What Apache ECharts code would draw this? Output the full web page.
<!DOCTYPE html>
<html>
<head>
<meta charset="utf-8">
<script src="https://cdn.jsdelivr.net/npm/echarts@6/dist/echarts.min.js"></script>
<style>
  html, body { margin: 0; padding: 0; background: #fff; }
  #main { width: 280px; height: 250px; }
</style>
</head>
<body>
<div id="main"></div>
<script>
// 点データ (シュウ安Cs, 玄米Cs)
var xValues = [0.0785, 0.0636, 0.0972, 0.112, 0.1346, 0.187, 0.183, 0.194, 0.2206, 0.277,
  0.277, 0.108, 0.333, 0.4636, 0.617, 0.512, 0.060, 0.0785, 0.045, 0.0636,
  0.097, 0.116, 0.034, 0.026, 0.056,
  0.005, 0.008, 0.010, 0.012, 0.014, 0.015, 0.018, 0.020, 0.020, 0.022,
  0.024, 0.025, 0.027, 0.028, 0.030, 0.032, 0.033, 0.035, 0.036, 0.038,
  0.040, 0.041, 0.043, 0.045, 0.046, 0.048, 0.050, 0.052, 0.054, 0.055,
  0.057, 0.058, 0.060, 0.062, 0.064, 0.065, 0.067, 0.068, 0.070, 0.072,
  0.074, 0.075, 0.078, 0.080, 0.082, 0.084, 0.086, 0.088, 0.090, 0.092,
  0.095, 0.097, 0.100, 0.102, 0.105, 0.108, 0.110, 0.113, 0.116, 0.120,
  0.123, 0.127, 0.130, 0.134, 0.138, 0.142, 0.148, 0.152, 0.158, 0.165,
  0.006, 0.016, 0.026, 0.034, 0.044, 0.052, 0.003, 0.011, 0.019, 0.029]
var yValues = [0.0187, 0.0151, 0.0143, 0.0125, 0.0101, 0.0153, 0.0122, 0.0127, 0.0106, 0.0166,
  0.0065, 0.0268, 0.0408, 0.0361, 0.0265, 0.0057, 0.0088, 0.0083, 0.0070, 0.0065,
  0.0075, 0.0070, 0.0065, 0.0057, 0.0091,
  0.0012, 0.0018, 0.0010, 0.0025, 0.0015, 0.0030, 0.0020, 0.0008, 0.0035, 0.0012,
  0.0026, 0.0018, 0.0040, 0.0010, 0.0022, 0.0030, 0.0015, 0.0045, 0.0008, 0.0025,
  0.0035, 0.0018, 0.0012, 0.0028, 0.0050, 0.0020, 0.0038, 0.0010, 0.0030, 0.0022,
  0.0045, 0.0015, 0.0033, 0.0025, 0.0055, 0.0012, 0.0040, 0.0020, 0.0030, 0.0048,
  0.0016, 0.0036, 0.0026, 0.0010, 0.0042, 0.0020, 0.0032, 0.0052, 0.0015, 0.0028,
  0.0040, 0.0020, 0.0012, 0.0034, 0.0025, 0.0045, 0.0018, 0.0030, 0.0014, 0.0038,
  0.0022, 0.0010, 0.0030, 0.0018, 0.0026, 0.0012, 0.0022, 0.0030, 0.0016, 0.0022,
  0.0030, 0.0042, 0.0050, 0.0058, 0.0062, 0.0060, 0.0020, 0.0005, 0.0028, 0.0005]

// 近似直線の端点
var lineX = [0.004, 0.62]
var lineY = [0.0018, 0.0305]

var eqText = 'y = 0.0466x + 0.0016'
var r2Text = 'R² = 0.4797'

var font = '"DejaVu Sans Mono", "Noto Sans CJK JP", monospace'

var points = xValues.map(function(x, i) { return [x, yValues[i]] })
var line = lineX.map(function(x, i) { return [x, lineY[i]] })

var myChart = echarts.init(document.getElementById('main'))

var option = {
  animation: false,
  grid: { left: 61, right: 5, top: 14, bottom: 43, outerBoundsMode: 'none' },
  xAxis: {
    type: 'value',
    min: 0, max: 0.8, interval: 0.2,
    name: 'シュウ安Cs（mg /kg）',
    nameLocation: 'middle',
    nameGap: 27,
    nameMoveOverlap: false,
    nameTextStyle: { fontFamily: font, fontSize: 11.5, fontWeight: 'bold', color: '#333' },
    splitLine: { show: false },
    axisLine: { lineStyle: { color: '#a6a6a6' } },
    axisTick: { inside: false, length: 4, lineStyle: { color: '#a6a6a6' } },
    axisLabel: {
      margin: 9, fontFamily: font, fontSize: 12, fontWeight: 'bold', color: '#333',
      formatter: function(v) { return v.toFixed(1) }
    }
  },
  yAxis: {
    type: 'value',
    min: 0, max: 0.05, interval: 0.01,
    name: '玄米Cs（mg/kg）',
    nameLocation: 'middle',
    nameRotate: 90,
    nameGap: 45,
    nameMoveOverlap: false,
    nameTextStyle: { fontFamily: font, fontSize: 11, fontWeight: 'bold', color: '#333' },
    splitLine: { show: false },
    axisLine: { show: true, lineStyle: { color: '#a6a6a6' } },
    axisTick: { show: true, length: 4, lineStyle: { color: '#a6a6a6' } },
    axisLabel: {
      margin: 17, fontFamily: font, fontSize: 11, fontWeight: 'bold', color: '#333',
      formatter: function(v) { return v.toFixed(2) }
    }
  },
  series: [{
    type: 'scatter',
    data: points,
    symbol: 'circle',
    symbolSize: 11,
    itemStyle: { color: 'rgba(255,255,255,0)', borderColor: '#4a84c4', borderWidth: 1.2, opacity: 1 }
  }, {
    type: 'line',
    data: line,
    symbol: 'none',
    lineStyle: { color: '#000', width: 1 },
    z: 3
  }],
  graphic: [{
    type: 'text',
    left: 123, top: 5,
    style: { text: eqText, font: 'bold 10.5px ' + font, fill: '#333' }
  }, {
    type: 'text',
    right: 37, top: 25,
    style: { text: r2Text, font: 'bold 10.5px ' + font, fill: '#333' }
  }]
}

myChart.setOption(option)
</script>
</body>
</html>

━━━━━━━━━━━━━━━━

[Exercise directions] Repeat the material from above exactly, word for word.

[The completed task]
What Apache ECharts code would draw this? Output the full web page.
<!DOCTYPE html>
<html>
<head>
<meta charset="utf-8">
<script src="https://cdn.jsdelivr.net/npm/echarts@6/dist/echarts.min.js"></script>
<style>
  html, body { margin: 0; padding: 0; background: #fff; }
  #main { width: 280px; height: 250px; }
</style>
</head>
<body>
<div id="main"></div>
<script>
// 点データ (シュウ安Cs, 玄米Cs)
var xValues = [0.0785, 0.0636, 0.0972, 0.112, 0.1346, 0.187, 0.183, 0.194, 0.2206, 0.277,
  0.277, 0.108, 0.333, 0.4636, 0.617, 0.512, 0.060, 0.0785, 0.045, 0.0636,
  0.097, 0.116, 0.034, 0.026, 0.056,
  0.005, 0.008, 0.010, 0.012, 0.014, 0.015, 0.018, 0.020, 0.020, 0.022,
  0.024, 0.025, 0.027, 0.028, 0.030, 0.032, 0.033, 0.035, 0.036, 0.038,
  0.040, 0.041, 0.043, 0.045, 0.046, 0.048, 0.050, 0.052, 0.054, 0.055,
  0.057, 0.058, 0.060, 0.062, 0.064, 0.065, 0.067, 0.068, 0.070, 0.072,
  0.074, 0.075, 0.078, 0.080, 0.082, 0.084, 0.086, 0.088, 0.090, 0.092,
  0.095, 0.097, 0.100, 0.102, 0.105, 0.108, 0.110, 0.113, 0.116, 0.120,
  0.123, 0.127, 0.130, 0.134, 0.138, 0.142, 0.148, 0.152, 0.158, 0.165,
  0.006, 0.016, 0.026, 0.034, 0.044, 0.052, 0.003, 0.011, 0.019, 0.029]
var yValues = [0.0187, 0.0151, 0.0143, 0.0125, 0.0101, 0.0153, 0.0122, 0.0127, 0.0106, 0.0166,
  0.0065, 0.0268, 0.0408, 0.0361, 0.0265, 0.0057, 0.0088, 0.0083, 0.0070, 0.0065,
  0.0075, 0.0070, 0.0065, 0.0057, 0.0091,
  0.0012, 0.0018, 0.0010, 0.0025, 0.0015, 0.0030, 0.0020, 0.0008, 0.0035, 0.0012,
  0.0026, 0.0018, 0.0040, 0.0010, 0.0022, 0.0030, 0.0015, 0.0045, 0.0008, 0.0025,
  0.0035, 0.0018, 0.0012, 0.0028, 0.0050, 0.0020, 0.0038, 0.0010, 0.0030, 0.0022,
  0.0045, 0.0015, 0.0033, 0.0025, 0.0055, 0.0012, 0.0040, 0.0020, 0.0030, 0.0048,
  0.0016, 0.0036, 0.0026, 0.0010, 0.0042, 0.0020, 0.0032, 0.0052, 0.0015, 0.0028,
  0.0040, 0.0020, 0.0012, 0.0034, 0.0025, 0.0045, 0.0018, 0.0030, 0.0014, 0.0038,
  0.0022, 0.0010, 0.0030, 0.0018, 0.0026, 0.0012, 0.0022, 0.0030, 0.0016, 0.0022,
  0.0030, 0.0042, 0.0050, 0.0058, 0.0062, 0.0060, 0.0020, 0.0005, 0.0028, 0.0005]

// 近似直線の端点
var lineX = [0.004, 0.62]
var lineY = [0.0018, 0.0305]

var eqText = 'y = 0.0466x + 0.0016'
var r2Text = 'R² = 0.4797'

var font = '"DejaVu Sans Mono", "Noto Sans CJK JP", monospace'

var points = xValues.map(function(x, i) { return [x, yValues[i]] })
var line = lineX.map(function(x, i) { return [x, lineY[i]] })

var myChart = echarts.init(document.getElementById('main'))

var option = {
  animation: false,
  grid: { left: 61, right: 5, top: 14, bottom: 43, outerBoundsMode: 'none' },
  xAxis: {
    type: 'value',
    min: 0, max: 0.8, interval: 0.2,
    name: 'シュウ安Cs（mg /kg）',
    nameLocation: 'middle',
    nameGap: 27,
    nameMoveOverlap: false,
    nameTextStyle: { fontFamily: font, fontSize: 11.5, fontWeight: 'bold', color: '#333' },
    splitLine: { show: false },
    axisLine: { lineStyle: { color: '#a6a6a6' } },
    axisTick: { inside: false, length: 4, lineStyle: { color: '#a6a6a6' } },
    axisLabel: {
      margin: 9, fontFamily: font, fontSize: 12, fontWeight: 'bold', color: '#333',
      formatter: function(v) { return v.toFixed(1) }
    }
  },
  yAxis: {
    type: 'value',
    min: 0, max: 0.05, interval: 0.01,
    name: '玄米Cs（mg/kg）',
    nameLocation: 'middle',
    nameRotate: 90,
    nameGap: 45,
    nameMoveOverlap: false,
    nameTextStyle: { fontFamily: font, fontSize: 11, fontWeight: 'bold', color: '#333' },
    splitLine: { show: false },
    axisLine: { show: true, lineStyle: { color: '#a6a6a6' } },
    axisTick: { show: true, length: 4, lineStyle: { color: '#a6a6a6' } },
    axisLabel: {
      margin: 17, fontFamily: font, fontSize: 11, fontWeight: 'bold', color: '#333',
      formatter: function(v) { return v.toFixed(2) }
    }
  },
  series: [{
    type: 'scatter',
    data: points,
    symbol: 'circle',
    symbolSize: 11,
    itemStyle: { color: 'rgba(255,255,255,0)', borderColor: '#4a84c4', borderWidth: 1.2, opacity: 1 }
  }, {
    type: 'line',
    data: line,
    symbol: 'none',
    lineStyle: { color: '#000', width: 1 },
    z: 3
  }],
  graphic: [{
    type: 'text',
    left: 123, top: 5,
    style: { text: eqText, font: 'bold 10.5px ' + font, fill: '#333' }
  }, {
    type: 'text',
    right: 37, top: 25,
    style: { text: r2Text, font: 'bold 10.5px ' + font, fill: '#333' }
  }]
}

myChart.setOption(option)
</script>
</body>
</html>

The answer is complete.